_WHAT IS BEING ASKED_:
Write out the material again exactly, please, and omit the pictures.
------------------------------------------------------------
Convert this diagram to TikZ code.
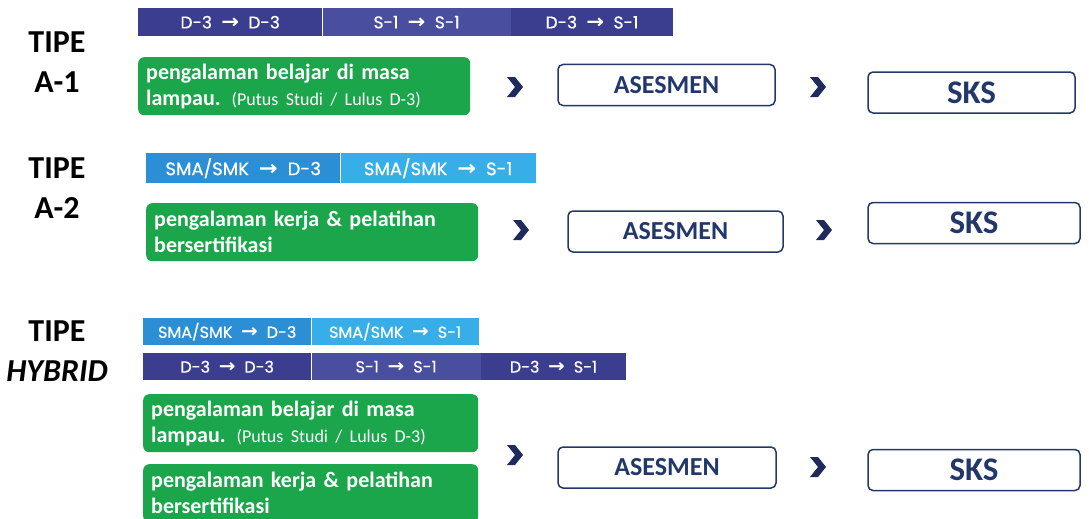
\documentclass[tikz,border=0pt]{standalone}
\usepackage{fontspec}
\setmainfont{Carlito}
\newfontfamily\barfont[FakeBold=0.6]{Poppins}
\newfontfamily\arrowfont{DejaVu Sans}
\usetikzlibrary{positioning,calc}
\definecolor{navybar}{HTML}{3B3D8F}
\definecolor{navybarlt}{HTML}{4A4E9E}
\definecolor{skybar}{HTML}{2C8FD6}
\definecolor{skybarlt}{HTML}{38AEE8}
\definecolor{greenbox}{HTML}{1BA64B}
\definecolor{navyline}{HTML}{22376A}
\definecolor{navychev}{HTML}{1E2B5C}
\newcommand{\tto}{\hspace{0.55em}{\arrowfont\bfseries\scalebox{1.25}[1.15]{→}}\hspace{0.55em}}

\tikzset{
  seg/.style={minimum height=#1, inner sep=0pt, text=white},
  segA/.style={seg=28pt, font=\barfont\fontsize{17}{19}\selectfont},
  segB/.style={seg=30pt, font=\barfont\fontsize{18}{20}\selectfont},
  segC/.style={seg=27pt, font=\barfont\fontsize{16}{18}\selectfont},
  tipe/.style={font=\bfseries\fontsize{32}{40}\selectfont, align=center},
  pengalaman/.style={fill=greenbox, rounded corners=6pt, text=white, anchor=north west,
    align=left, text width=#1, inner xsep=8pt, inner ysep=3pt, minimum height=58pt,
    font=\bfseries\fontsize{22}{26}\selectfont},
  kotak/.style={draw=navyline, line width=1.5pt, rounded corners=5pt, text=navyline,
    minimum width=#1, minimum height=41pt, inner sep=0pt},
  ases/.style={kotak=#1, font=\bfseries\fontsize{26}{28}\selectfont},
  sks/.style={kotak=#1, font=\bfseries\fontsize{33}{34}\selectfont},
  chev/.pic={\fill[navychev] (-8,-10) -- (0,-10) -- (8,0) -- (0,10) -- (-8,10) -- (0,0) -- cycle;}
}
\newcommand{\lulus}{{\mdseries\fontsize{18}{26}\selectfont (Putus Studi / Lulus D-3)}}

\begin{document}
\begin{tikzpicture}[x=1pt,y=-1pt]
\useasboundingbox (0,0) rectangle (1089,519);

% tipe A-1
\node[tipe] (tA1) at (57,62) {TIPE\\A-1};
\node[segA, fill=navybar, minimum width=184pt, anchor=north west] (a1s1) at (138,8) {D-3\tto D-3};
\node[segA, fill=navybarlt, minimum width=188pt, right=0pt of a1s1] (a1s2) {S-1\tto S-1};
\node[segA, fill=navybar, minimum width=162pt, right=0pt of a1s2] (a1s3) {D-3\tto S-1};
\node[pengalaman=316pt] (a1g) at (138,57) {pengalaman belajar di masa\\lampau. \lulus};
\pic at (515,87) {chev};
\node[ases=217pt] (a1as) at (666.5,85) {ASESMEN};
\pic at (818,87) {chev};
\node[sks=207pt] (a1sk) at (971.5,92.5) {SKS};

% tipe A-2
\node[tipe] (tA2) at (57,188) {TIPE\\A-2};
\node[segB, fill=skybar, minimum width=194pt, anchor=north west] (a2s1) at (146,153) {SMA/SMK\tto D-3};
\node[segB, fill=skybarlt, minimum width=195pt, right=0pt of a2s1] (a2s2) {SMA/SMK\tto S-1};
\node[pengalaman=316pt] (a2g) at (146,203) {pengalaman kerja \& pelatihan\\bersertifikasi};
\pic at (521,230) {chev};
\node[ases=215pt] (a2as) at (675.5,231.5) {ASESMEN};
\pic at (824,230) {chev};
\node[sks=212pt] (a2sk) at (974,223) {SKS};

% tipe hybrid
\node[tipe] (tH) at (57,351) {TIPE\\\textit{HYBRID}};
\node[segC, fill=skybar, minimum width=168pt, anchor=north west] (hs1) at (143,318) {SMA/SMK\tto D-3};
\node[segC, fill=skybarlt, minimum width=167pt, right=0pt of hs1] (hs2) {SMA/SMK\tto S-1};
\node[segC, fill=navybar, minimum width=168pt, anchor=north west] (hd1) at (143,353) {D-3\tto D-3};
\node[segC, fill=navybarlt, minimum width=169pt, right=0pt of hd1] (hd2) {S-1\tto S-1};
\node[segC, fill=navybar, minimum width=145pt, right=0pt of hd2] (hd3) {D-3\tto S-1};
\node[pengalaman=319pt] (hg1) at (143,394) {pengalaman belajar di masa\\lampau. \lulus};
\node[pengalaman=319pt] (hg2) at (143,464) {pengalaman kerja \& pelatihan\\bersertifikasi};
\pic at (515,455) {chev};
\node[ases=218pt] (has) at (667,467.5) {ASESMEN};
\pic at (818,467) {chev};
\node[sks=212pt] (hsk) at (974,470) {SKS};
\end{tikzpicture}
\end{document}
------------------------------------------------------------
_OUTPUT OF THE EXERCISE_:
Convert this diagram to TikZ code.
\documentclass[tikz,border=0pt]{standalone}
\usepackage{fontspec}
\setmainfont{Carlito}
\newfontfamily\barfont[FakeBold=0.6]{Poppins}
\newfontfamily\arrowfont{DejaVu Sans}
\usetikzlibrary{positioning,calc}
\definecolor{navybar}{HTML}{3B3D8F}
\definecolor{navybarlt}{HTML}{4A4E9E}
\definecolor{skybar}{HTML}{2C8FD6}
\definecolor{skybarlt}{HTML}{38AEE8}
\definecolor{greenbox}{HTML}{1BA64B}
\definecolor{navyline}{HTML}{22376A}
\definecolor{navychev}{HTML}{1E2B5C}
\newcommand{\tto}{\hspace{0.55em}{\arrowfont\bfseries\scalebox{1.25}[1.15]{→}}\hspace{0.55em}}

\tikzset{
  seg/.style={minimum height=#1, inner sep=0pt, text=white},
  segA/.style={seg=28pt, font=\barfont\fontsize{17}{19}\selectfont},
  segB/.style={seg=30pt, font=\barfont\fontsize{18}{20}\selectfont},
  segC/.style={seg=27pt, font=\barfont\fontsize{16}{18}\selectfont},
  tipe/.style={font=\bfseries\fontsize{32}{40}\selectfont, align=center},
  pengalaman/.style={fill=greenbox, rounded corners=6pt, text=white, anchor=north west,
    align=left, text width=#1, inner xsep=8pt, inner ysep=3pt, minimum height=58pt,
    font=\bfseries\fontsize{22}{26}\selectfont},
  kotak/.style={draw=navyline, line width=1.5pt, rounded corners=5pt, text=navyline,
    minimum width=#1, minimum height=41pt, inner sep=0pt},
  ases/.style={kotak=#1, font=\bfseries\fontsize{26}{28}\selectfont},
  sks/.style={kotak=#1, font=\bfseries\fontsize{33}{34}\selectfont},
  chev/.pic={\fill[navychev] (-8,-10) -- (0,-10) -- (8,0) -- (0,10) -- (-8,10) -- (0,0) -- cycle;}
}
\newcommand{\lulus}{{\mdseries\fontsize{18}{26}\selectfont (Putus Studi / Lulus D-3)}}

\begin{document}
\begin{tikzpicture}[x=1pt,y=-1pt]
\useasboundingbox (0,0) rectangle (1089,519);

% tipe A-1
\node[tipe] (tA1) at (57,62) {TIPE\\A-1};
\node[segA, fill=navybar, minimum width=184pt, anchor=north west] (a1s1) at (138,8) {D-3\tto D-3};
\node[segA, fill=navybarlt, minimum width=188pt, right=0pt of a1s1] (a1s2) {S-1\tto S-1};
\node[segA, fill=navybar, minimum width=162pt, right=0pt of a1s2] (a1s3) {D-3\tto S-1};
\node[pengalaman=316pt] (a1g) at (138,57) {pengalaman belajar di masa\\lampau. \lulus};
\pic at (515,87) {chev};
\node[ases=217pt] (a1as) at (666.5,85) {ASESMEN};
\pic at (818,87) {chev};
\node[sks=207pt] (a1sk) at (971.5,92.5) {SKS};

% tipe A-2
\node[tipe] (tA2) at (57,188) {TIPE\\A-2};
\node[segB, fill=skybar, minimum width=194pt, anchor=north west] (a2s1) at (146,153) {SMA/SMK\tto D-3};
\node[segB, fill=skybarlt, minimum width=195pt, right=0pt of a2s1] (a2s2) {SMA/SMK\tto S-1};
\node[pengalaman=316pt] (a2g) at (146,203) {pengalaman kerja \& pelatihan\\bersertifikasi};
\pic at (521,230) {chev};
\node[ases=215pt] (a2as) at (675.5,231.5) {ASESMEN};
\pic at (824,230) {chev};
\node[sks=212pt] (a2sk) at (974,223) {SKS};

% tipe hybrid
\node[tipe] (tH) at (57,351) {TIPE\\\textit{HYBRID}};
\node[segC, fill=skybar, minimum width=168pt, anchor=north west] (hs1) at (143,318) {SMA/SMK\tto D-3};
\node[segC, fill=skybarlt, minimum width=167pt, right=0pt of hs1] (hs2) {SMA/SMK\tto S-1};
\node[segC, fill=navybar, minimum width=168pt, anchor=north west] (hd1) at (143,353) {D-3\tto D-3};
\node[segC, fill=navybarlt, minimum width=169pt, right=0pt of hd1] (hd2) {S-1\tto S-1};
\node[segC, fill=navybar, minimum width=145pt, right=0pt of hd2] (hd3) {D-3\tto S-1};
\node[pengalaman=319pt] (hg1) at (143,394) {pengalaman belajar di masa\\lampau. \lulus};
\node[pengalaman=319pt] (hg2) at (143,464) {pengalaman kerja \& pelatihan\\bersertifikasi};
\pic at (515,455) {chev};
\node[ases=218pt] (has) at (667,467.5) {ASESMEN};
\pic at (818,467) {chev};
\node[sks=212pt] (hsk) at (974,470) {SKS};
\end{tikzpicture}
\end{document}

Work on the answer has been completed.